* [Prompt] Check each line below for the word "React", and copy those that have it.

━━━ Source material

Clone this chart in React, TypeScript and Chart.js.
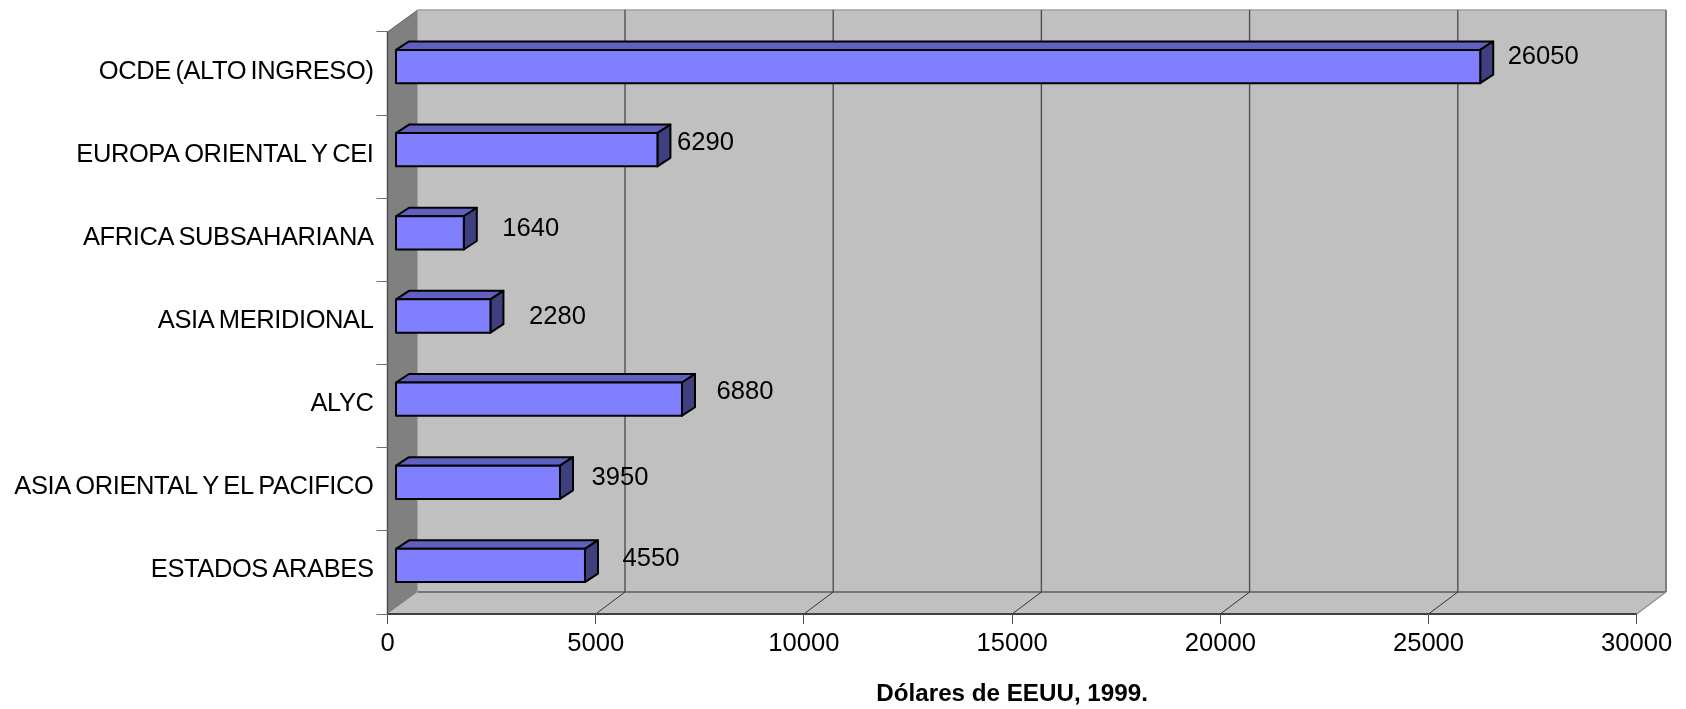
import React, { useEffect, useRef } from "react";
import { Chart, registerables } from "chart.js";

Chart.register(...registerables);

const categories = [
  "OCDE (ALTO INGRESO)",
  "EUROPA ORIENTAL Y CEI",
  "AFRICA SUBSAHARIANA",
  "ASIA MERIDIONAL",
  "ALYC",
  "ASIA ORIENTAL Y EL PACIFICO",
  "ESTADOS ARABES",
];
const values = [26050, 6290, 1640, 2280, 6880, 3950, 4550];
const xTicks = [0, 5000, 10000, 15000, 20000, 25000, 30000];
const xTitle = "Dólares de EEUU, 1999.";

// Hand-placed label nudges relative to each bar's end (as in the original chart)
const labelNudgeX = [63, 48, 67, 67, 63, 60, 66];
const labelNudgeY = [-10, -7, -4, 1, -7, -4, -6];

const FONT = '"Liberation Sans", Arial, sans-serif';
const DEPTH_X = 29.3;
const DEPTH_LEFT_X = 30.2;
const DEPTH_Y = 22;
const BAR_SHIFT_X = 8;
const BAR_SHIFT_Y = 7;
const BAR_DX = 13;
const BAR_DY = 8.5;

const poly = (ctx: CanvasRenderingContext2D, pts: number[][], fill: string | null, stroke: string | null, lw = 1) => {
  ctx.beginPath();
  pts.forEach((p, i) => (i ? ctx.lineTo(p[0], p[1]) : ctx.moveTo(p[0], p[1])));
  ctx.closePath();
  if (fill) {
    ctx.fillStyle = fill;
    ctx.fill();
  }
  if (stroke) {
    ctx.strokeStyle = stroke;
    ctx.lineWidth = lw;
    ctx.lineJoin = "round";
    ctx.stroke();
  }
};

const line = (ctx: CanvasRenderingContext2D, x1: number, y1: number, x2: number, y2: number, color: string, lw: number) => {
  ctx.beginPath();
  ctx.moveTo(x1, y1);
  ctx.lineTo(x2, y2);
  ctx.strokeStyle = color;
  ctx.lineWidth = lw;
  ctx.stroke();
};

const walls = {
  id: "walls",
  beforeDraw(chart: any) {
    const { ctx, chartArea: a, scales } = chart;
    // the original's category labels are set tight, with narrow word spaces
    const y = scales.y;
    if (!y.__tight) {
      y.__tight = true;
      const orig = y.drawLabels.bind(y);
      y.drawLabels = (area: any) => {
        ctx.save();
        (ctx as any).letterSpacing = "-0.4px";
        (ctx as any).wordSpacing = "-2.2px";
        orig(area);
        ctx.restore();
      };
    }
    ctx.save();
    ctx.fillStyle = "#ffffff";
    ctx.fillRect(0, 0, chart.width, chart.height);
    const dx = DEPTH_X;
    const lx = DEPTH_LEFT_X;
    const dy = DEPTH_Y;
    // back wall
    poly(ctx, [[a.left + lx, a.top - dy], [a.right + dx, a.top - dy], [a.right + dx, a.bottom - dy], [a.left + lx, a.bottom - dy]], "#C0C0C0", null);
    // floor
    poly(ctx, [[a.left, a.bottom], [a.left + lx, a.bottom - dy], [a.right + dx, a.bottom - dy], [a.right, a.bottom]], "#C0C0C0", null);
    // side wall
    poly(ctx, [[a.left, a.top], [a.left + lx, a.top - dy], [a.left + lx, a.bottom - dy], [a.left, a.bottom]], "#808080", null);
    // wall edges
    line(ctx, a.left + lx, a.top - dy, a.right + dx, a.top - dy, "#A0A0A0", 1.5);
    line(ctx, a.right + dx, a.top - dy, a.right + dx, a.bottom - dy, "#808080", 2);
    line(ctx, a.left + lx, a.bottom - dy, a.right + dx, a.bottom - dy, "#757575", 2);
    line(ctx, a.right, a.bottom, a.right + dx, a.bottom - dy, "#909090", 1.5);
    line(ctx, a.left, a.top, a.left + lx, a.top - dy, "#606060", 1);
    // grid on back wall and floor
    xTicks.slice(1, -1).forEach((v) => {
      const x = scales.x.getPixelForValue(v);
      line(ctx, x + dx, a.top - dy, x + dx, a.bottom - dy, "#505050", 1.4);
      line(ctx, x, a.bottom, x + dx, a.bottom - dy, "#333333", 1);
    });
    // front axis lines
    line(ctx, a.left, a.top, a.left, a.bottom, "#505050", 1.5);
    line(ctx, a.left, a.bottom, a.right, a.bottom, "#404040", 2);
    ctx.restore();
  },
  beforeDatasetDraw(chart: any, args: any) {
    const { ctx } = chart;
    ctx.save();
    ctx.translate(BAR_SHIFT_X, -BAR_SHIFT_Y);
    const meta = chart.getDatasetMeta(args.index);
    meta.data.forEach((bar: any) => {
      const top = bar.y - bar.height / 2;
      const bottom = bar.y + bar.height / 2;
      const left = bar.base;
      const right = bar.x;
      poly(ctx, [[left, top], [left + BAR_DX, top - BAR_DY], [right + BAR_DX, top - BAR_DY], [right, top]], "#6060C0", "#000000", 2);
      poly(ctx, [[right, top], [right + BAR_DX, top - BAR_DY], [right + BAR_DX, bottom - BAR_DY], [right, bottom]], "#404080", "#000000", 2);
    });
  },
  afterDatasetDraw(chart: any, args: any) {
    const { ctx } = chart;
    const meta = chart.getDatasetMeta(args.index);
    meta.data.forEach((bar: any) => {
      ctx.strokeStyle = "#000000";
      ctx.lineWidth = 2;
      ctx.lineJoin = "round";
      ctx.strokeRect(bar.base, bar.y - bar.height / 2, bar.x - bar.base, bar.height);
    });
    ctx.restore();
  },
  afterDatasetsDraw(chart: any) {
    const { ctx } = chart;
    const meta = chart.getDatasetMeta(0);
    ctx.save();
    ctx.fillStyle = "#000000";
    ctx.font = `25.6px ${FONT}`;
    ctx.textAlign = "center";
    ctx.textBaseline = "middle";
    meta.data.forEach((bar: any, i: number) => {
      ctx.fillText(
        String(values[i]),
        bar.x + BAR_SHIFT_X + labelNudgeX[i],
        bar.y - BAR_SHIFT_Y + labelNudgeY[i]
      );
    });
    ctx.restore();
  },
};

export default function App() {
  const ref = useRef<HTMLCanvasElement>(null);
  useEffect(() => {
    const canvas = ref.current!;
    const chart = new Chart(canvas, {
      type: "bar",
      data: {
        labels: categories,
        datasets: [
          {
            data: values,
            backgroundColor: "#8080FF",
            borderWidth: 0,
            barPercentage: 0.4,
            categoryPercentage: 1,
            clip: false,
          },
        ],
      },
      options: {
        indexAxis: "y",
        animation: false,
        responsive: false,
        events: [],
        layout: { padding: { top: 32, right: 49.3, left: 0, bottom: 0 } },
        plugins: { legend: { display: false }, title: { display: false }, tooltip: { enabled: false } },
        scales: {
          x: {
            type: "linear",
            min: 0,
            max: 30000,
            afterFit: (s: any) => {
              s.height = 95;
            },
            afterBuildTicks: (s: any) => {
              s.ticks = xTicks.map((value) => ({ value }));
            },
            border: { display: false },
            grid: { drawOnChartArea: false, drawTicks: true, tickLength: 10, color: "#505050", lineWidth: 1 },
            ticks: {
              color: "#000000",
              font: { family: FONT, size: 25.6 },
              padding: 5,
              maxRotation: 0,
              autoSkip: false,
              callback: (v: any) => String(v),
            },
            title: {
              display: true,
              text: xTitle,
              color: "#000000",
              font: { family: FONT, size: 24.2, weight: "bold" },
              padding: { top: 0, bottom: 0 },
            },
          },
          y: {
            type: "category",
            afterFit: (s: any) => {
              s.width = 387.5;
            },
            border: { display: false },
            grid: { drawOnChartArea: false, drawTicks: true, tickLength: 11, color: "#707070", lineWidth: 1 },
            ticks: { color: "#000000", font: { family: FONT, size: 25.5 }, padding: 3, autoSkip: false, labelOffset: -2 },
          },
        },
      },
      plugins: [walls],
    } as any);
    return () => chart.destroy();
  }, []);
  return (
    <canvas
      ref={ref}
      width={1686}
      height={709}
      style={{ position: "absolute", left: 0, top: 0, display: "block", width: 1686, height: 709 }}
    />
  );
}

━━━━━━

* [Answer for this exercise]
Clone this chart in React, TypeScript and Chart.js.
import React, { useEffect, useRef } from "react";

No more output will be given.